Figure scripts:
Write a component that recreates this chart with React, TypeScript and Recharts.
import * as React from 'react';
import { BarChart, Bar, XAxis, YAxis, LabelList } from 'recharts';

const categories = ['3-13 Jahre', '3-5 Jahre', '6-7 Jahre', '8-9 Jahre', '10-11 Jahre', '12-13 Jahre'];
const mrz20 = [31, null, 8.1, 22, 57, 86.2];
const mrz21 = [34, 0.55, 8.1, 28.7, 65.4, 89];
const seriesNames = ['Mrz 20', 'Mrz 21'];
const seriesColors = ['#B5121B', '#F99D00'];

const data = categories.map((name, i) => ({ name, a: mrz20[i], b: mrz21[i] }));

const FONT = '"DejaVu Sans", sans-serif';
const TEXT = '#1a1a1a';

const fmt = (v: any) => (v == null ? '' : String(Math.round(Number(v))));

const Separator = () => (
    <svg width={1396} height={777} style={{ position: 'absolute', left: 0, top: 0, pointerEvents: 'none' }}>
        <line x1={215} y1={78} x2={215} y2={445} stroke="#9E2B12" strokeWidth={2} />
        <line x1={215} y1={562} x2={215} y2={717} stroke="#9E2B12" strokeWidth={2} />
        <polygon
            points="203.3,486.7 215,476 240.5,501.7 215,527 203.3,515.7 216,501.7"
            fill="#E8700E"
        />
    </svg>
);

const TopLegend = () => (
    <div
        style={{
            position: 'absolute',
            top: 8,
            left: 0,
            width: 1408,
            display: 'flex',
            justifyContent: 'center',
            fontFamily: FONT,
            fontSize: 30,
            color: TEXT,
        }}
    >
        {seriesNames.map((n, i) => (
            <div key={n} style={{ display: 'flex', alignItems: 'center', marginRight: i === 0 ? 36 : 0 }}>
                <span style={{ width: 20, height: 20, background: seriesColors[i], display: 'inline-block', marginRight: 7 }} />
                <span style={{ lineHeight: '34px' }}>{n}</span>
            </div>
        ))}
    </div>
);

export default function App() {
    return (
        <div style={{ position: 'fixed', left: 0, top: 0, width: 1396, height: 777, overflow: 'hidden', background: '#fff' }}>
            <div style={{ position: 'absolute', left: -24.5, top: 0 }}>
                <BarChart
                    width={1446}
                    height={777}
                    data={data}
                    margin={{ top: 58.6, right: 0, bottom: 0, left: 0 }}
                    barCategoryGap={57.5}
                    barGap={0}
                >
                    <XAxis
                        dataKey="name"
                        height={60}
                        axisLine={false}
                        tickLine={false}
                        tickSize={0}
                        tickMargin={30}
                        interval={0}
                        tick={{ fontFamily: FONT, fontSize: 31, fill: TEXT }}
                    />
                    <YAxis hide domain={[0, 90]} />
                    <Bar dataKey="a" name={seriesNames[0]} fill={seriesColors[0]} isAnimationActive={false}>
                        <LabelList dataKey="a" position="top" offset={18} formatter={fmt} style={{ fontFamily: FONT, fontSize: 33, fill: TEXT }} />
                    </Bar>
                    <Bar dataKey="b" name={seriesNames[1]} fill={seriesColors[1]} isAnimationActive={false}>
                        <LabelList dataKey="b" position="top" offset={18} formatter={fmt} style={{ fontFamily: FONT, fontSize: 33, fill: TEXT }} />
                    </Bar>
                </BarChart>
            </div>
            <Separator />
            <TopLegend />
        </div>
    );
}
==
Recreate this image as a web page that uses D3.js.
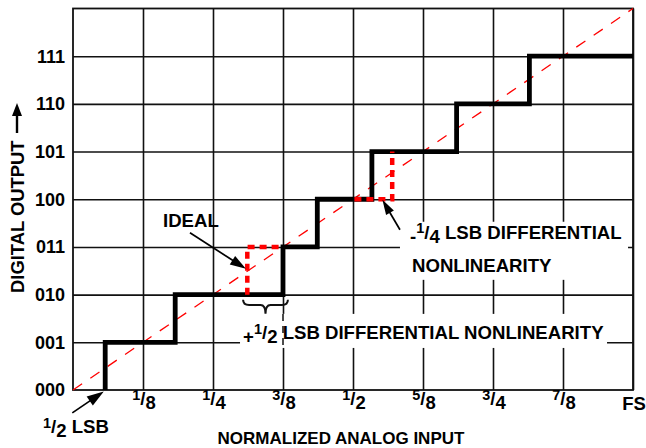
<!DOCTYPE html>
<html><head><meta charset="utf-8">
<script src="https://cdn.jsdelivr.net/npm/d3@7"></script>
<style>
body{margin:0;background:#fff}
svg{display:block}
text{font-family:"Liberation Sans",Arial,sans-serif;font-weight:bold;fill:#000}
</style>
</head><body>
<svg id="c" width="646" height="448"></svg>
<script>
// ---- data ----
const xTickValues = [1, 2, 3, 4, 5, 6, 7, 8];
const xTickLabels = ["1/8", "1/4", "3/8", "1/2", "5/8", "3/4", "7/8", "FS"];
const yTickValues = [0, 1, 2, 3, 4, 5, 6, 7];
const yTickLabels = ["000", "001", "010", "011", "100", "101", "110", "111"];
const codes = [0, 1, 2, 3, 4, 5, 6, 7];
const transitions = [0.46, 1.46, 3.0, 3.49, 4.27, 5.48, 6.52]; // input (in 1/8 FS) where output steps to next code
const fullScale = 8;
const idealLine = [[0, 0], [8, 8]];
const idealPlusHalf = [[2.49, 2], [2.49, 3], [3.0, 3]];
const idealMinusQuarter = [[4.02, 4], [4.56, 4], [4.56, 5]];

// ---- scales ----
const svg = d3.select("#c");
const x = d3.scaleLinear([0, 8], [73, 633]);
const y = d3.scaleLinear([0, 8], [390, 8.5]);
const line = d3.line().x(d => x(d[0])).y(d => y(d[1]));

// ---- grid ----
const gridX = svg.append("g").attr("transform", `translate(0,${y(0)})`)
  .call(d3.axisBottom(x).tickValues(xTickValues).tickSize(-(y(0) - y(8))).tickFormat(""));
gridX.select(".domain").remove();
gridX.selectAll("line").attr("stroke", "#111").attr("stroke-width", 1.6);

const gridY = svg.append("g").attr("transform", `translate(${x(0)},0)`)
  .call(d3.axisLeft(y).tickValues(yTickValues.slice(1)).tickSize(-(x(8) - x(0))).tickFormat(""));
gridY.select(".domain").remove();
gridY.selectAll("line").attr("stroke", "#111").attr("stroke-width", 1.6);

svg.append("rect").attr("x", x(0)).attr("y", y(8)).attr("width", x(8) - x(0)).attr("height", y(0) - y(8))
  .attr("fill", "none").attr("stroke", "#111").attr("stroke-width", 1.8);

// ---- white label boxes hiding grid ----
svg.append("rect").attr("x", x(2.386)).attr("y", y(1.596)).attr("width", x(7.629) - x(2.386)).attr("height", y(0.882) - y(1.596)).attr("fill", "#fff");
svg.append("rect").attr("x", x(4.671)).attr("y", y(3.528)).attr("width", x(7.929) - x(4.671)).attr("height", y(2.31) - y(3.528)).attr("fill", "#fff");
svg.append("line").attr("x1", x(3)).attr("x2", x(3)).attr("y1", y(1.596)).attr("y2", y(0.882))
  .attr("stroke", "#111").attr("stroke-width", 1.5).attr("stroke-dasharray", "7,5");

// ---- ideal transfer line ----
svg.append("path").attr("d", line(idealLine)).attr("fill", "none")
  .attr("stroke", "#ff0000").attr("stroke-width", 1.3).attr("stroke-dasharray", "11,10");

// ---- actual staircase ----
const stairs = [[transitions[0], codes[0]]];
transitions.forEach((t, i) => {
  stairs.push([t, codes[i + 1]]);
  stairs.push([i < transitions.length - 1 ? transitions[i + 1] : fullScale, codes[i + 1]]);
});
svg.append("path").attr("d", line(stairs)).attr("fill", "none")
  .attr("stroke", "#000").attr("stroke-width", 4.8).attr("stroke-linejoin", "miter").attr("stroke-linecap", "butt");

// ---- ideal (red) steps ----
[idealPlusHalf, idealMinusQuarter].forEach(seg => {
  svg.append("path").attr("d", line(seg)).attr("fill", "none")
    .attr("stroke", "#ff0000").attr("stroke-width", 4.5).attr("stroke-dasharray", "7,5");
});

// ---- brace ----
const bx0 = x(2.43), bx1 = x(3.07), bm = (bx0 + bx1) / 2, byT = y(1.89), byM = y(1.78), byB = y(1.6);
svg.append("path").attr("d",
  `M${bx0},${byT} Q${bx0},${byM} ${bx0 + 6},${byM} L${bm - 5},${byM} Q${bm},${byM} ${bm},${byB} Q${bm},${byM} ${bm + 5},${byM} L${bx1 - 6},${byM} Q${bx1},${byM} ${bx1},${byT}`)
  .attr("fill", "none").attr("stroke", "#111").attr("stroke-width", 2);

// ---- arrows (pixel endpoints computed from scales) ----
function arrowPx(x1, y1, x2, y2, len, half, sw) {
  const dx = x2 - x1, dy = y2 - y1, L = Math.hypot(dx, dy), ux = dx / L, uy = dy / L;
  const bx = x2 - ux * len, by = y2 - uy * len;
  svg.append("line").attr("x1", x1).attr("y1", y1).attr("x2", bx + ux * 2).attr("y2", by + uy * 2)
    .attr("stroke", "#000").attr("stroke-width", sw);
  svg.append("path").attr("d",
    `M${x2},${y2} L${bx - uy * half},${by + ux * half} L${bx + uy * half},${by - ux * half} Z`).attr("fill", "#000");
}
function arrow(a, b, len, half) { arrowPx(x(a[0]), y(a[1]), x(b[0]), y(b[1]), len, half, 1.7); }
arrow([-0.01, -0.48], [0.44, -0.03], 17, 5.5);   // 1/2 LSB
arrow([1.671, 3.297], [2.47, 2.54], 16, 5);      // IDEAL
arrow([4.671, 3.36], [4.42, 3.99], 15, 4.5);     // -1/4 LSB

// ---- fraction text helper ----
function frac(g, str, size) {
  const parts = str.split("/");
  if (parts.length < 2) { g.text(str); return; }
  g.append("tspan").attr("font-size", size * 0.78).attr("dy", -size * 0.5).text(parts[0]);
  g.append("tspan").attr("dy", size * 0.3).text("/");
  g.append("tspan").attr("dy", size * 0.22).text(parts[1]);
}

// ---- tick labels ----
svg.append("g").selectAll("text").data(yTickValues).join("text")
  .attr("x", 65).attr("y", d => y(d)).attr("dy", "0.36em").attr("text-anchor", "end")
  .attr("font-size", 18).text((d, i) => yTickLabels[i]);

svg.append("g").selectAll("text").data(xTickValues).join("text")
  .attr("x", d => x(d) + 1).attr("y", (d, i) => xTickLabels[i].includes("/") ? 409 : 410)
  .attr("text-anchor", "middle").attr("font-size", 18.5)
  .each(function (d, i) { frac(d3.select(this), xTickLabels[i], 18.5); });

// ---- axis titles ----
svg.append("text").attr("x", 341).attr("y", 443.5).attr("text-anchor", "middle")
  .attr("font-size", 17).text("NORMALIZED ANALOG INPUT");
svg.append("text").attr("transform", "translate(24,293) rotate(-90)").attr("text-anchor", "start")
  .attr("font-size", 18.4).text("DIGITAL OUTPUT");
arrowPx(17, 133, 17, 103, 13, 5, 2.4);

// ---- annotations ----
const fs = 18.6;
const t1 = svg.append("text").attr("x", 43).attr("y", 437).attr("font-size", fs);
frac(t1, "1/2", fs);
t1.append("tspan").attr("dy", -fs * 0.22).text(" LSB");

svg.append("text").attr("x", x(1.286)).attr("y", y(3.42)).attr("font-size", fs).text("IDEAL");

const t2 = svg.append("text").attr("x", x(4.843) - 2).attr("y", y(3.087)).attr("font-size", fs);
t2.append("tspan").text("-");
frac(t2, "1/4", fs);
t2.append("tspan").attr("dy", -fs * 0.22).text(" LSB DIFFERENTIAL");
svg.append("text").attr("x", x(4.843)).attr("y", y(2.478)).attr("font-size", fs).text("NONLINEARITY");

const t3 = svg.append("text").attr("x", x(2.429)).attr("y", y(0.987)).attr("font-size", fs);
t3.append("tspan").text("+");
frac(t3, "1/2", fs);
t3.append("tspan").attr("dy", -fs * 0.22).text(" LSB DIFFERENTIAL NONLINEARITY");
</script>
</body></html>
* * *
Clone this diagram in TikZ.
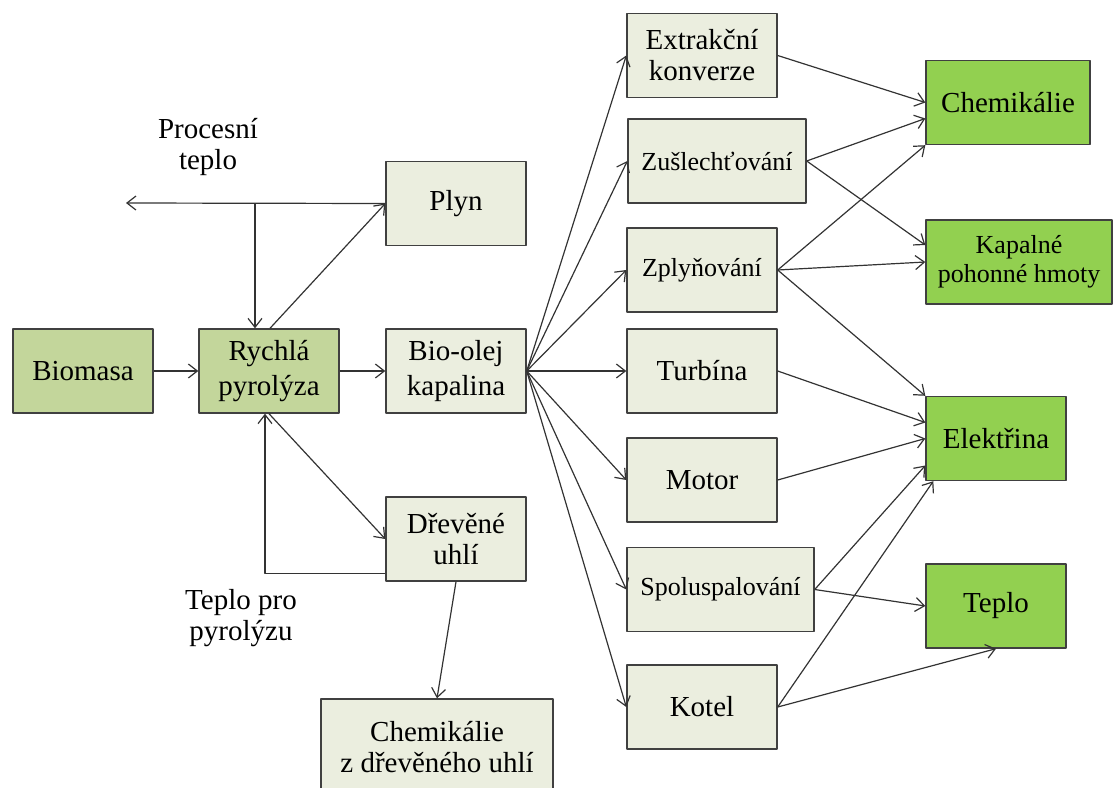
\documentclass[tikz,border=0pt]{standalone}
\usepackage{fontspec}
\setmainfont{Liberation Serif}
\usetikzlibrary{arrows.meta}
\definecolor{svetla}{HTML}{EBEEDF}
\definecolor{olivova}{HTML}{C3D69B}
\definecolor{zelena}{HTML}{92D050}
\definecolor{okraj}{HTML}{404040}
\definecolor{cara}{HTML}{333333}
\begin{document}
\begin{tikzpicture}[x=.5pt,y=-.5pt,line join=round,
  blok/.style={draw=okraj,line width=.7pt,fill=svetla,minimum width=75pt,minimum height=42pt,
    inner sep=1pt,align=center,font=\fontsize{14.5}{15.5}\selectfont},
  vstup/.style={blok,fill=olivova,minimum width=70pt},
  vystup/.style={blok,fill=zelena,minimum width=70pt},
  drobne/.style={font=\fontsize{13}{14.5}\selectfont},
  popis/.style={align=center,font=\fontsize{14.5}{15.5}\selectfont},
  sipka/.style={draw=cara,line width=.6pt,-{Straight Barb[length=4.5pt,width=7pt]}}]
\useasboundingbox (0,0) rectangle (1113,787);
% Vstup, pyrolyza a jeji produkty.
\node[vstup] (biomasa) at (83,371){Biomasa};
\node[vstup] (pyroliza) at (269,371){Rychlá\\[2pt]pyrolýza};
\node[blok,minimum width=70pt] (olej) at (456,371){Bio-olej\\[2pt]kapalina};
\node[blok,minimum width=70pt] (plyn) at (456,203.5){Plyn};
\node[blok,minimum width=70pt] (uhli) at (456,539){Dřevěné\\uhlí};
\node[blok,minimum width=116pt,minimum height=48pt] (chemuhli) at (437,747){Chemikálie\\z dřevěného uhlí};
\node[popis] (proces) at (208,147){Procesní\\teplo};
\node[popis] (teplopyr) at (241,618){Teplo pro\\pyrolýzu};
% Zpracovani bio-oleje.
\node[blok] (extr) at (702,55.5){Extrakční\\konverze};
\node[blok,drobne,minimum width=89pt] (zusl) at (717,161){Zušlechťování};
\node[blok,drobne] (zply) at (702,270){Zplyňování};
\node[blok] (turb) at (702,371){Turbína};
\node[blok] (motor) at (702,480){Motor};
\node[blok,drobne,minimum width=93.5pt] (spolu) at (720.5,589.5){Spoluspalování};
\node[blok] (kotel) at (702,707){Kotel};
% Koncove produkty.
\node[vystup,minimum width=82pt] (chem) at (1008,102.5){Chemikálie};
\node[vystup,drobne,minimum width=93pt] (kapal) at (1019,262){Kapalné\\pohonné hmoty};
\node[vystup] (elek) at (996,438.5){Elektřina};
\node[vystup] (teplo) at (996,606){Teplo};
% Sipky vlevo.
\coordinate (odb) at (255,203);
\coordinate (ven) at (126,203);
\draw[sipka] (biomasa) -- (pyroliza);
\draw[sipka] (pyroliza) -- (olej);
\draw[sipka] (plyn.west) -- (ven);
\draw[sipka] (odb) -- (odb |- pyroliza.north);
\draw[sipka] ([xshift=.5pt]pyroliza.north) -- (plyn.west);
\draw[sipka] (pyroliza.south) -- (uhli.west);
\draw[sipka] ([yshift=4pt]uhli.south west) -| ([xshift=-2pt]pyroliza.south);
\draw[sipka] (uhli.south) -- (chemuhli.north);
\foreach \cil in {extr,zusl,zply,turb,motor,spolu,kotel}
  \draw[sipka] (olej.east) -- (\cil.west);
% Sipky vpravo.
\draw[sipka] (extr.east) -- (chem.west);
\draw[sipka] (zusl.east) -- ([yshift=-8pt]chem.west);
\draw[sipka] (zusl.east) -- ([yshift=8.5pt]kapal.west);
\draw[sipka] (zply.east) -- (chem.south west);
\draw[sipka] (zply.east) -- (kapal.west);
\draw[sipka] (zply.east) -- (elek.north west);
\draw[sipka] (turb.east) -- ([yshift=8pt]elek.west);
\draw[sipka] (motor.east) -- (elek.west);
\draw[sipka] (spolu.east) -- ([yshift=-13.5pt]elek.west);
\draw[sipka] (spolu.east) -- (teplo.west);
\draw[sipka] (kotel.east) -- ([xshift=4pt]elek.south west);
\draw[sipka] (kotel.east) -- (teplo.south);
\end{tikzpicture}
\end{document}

Problem requirements:
Your task is to transcribe exactly the lines starting at the line that contains "Recreate this image" and ending at the line that contains "const line = d3.line().x(d", both included. Leave out the pictures.

Correct result:
Recreate this image as a web page that uses D3.js.
<!DOCTYPE html>
<html><head><meta charset="utf-8">
<script src="https://cdn.jsdelivr.net/npm/d3@7"></script>
<style>
body{margin:0;background:#fff}
svg{display:block}
text{font-family:"Liberation Sans",Arial,sans-serif;font-weight:bold;fill:#000}
</style>
</head><body>
<svg id="c" width="646" height="448"></svg>
<script>
// ---- data ----
const xTickValues = [1, 2, 3, 4, 5, 6, 7, 8];
const xTickLabels = ["1/8", "1/4", "3/8", "1/2", "5/8", "3/4", "7/8", "FS"];
const yTickValues = [0, 1, 2, 3, 4, 5, 6, 7];
const yTickLabels = ["000", "001", "010", "011", "100", "101", "110", "111"];
const codes = [0, 1, 2, 3, 4, 5, 6, 7];
const transitions = [0.46, 1.46, 3.0, 3.49, 4.27, 5.48, 6.52]; // input (in 1/8 FS) where output steps to next code
const fullScale = 8;
const idealLine = [[0, 0], [8, 8]];
const idealPlusHalf = [[2.49, 2], [2.49, 3], [3.0, 3]];
const idealMinusQuarter = [[4.02, 4], [4.56, 4], [4.56, 5]];

// ---- scales ----
const svg = d3.select("#c");
const x = d3.scaleLinear([0, 8], [73, 633]);
const y = d3.scaleLinear([0, 8], [390, 8.5]);
const line = d3.line().x(d => x(d[0])).y(d => y(d[1]));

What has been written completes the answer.